** BEGIN Exercise input **

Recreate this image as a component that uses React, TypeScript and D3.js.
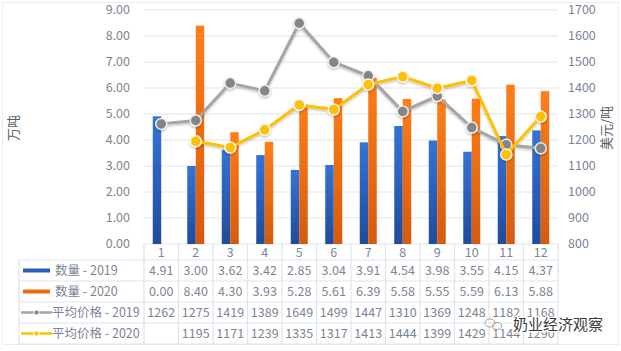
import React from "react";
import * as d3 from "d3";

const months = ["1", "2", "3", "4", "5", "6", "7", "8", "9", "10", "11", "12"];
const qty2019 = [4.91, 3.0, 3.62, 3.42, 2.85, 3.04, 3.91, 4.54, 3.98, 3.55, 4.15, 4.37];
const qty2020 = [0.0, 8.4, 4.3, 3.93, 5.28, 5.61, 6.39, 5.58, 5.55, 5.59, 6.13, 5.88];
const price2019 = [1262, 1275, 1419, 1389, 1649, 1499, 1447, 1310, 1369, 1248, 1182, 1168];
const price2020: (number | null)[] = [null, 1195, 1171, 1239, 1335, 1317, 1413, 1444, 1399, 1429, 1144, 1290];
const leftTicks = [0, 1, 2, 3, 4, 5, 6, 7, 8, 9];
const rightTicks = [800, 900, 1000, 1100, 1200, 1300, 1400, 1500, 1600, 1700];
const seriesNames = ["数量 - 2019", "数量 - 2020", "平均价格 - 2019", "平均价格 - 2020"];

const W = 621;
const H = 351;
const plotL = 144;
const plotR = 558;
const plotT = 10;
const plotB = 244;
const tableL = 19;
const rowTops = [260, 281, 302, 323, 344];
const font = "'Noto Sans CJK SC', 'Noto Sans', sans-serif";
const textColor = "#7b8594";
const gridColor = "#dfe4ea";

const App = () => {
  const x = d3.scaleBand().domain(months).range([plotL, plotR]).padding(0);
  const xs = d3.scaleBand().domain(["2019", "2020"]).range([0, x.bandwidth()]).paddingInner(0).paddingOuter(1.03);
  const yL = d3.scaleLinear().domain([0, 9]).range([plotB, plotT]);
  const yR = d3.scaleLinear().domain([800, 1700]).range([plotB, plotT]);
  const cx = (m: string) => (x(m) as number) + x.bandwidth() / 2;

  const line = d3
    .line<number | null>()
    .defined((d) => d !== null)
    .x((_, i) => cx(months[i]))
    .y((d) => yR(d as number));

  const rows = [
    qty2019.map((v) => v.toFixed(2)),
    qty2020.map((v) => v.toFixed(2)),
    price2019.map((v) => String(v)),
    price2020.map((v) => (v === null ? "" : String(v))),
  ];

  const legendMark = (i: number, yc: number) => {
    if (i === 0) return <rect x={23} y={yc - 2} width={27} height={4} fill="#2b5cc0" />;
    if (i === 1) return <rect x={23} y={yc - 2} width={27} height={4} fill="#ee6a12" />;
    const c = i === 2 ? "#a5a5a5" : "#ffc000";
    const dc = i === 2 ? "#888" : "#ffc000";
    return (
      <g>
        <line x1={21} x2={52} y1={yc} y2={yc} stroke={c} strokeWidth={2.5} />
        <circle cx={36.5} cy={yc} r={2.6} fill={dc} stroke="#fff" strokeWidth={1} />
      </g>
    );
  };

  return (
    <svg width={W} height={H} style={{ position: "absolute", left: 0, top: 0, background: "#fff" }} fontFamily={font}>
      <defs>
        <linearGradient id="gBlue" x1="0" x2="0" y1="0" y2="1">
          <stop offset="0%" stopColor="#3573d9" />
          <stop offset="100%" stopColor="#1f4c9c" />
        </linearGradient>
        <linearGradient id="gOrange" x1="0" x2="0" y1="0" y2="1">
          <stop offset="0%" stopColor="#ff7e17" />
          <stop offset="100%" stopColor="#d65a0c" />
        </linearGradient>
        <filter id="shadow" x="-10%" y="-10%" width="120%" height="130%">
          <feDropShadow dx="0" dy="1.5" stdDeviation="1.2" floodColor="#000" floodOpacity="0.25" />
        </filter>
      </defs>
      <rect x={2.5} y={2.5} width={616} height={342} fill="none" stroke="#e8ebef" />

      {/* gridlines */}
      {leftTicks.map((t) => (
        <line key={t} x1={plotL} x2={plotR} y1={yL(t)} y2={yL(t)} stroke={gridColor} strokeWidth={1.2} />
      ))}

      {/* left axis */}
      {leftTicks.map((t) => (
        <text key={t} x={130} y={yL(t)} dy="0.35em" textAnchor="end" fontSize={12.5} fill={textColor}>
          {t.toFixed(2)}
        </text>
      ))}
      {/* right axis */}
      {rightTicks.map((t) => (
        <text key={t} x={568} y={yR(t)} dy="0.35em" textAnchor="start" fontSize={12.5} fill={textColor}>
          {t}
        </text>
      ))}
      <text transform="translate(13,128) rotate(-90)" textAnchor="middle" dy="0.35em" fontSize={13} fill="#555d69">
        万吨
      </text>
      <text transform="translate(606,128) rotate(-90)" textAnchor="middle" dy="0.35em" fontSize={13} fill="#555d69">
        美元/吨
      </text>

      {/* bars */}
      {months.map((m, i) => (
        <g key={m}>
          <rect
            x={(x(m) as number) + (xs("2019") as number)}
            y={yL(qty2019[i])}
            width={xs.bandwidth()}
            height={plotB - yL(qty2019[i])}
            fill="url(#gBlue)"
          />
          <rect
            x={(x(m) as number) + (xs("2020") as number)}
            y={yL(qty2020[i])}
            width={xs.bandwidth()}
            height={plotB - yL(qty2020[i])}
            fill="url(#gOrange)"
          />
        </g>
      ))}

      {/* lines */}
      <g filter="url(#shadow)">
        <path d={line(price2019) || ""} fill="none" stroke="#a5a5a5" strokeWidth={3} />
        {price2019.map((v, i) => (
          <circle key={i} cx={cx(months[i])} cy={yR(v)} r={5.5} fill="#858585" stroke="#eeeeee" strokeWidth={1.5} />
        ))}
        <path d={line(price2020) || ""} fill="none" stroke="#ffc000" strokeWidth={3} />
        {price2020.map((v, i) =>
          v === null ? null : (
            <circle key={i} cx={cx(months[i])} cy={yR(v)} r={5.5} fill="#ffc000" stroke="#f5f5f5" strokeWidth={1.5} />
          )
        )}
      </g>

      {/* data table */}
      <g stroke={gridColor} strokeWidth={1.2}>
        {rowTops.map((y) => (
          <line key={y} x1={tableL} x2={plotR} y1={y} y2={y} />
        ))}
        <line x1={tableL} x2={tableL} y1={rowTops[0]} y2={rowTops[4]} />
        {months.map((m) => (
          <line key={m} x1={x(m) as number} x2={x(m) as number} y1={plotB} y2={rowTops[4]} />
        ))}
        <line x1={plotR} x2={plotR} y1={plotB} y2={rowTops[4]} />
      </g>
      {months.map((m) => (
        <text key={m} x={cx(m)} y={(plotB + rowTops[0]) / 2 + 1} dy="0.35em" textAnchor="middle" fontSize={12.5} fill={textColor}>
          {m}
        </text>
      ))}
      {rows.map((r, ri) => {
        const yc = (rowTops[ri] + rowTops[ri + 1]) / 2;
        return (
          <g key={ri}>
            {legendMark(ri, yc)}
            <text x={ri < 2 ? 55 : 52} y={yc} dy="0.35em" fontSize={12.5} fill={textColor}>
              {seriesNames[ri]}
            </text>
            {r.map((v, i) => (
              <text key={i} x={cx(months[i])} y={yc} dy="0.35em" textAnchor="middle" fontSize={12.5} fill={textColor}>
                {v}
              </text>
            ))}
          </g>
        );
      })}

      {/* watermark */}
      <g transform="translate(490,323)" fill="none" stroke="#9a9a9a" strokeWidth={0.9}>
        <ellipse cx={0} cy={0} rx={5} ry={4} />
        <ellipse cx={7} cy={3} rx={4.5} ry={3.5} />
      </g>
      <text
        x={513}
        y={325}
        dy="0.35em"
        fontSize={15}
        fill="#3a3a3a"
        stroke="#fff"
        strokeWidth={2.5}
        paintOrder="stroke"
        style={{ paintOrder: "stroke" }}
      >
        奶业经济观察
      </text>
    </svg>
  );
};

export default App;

** END Exercise input **
** BEGIN Exercise input **

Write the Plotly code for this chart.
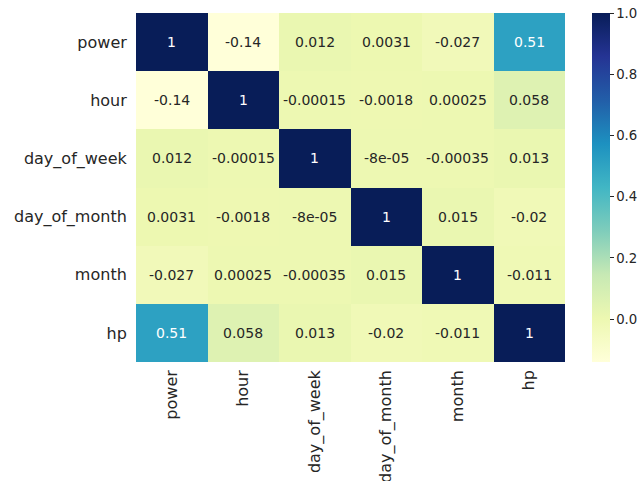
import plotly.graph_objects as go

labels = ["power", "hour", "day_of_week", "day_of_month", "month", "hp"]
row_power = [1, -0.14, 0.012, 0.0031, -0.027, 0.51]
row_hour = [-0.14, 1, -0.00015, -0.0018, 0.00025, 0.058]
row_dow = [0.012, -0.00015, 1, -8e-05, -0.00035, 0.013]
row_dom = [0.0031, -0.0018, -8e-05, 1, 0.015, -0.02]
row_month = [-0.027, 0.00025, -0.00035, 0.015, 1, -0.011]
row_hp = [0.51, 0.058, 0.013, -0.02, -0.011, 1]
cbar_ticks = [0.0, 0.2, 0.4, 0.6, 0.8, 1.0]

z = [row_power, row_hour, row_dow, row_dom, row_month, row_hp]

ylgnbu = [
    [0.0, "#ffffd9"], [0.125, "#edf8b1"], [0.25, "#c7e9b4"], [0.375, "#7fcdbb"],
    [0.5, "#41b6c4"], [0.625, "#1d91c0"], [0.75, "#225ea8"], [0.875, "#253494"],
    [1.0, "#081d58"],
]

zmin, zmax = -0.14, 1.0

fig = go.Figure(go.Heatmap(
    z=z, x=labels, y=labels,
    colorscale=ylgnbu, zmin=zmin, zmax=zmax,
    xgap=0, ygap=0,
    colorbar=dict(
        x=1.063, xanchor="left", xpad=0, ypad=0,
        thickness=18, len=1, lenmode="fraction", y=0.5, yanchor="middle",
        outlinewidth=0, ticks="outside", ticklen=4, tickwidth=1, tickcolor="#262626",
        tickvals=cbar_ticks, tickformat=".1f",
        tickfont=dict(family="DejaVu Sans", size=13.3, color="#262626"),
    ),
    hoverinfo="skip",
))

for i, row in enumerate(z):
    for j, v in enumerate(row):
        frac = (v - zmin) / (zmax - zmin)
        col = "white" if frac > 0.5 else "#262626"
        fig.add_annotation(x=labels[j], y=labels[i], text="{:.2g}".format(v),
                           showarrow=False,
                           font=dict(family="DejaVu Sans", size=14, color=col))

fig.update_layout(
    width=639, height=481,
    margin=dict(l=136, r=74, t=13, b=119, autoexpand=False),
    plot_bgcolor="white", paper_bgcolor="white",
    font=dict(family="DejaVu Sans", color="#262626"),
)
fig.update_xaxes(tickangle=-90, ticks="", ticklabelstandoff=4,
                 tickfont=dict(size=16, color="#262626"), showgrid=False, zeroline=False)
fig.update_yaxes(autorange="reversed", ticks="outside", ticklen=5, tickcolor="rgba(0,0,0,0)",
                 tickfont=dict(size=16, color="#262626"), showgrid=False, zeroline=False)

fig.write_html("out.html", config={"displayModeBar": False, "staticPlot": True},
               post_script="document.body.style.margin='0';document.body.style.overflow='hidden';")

** END Exercise input **

Write down exactly what the lines above say, from the line holding "Write the Plotly code for this chart." through the line holding "zmin, zmax = -0.14, 1.0", and nothing more. Do not copy the pictures.

Write the Plotly code for this chart.
import plotly.graph_objects as go

labels = ["power", "hour", "day_of_week", "day_of_month", "month", "hp"]
row_power = [1, -0.14, 0.012, 0.0031, -0.027, 0.51]
row_hour = [-0.14, 1, -0.00015, -0.0018, 0.00025, 0.058]
row_dow = [0.012, -0.00015, 1, -8e-05, -0.00035, 0.013]
row_dom = [0.0031, -0.0018, -8e-05, 1, 0.015, -0.02]
row_month = [-0.027, 0.00025, -0.00035, 0.015, 1, -0.011]
row_hp = [0.51, 0.058, 0.013, -0.02, -0.011, 1]
cbar_ticks = [0.0, 0.2, 0.4, 0.6, 0.8, 1.0]

z = [row_power, row_hour, row_dow, row_dom, row_month, row_hp]

ylgnbu = [
    [0.0, "#ffffd9"], [0.125, "#edf8b1"], [0.25, "#c7e9b4"], [0.375, "#7fcdbb"],
    [0.5, "#41b6c4"], [0.625, "#1d91c0"], [0.75, "#225ea8"], [0.875, "#253494"],
    [1.0, "#081d58"],
]

zmin, zmax = -0.14, 1.0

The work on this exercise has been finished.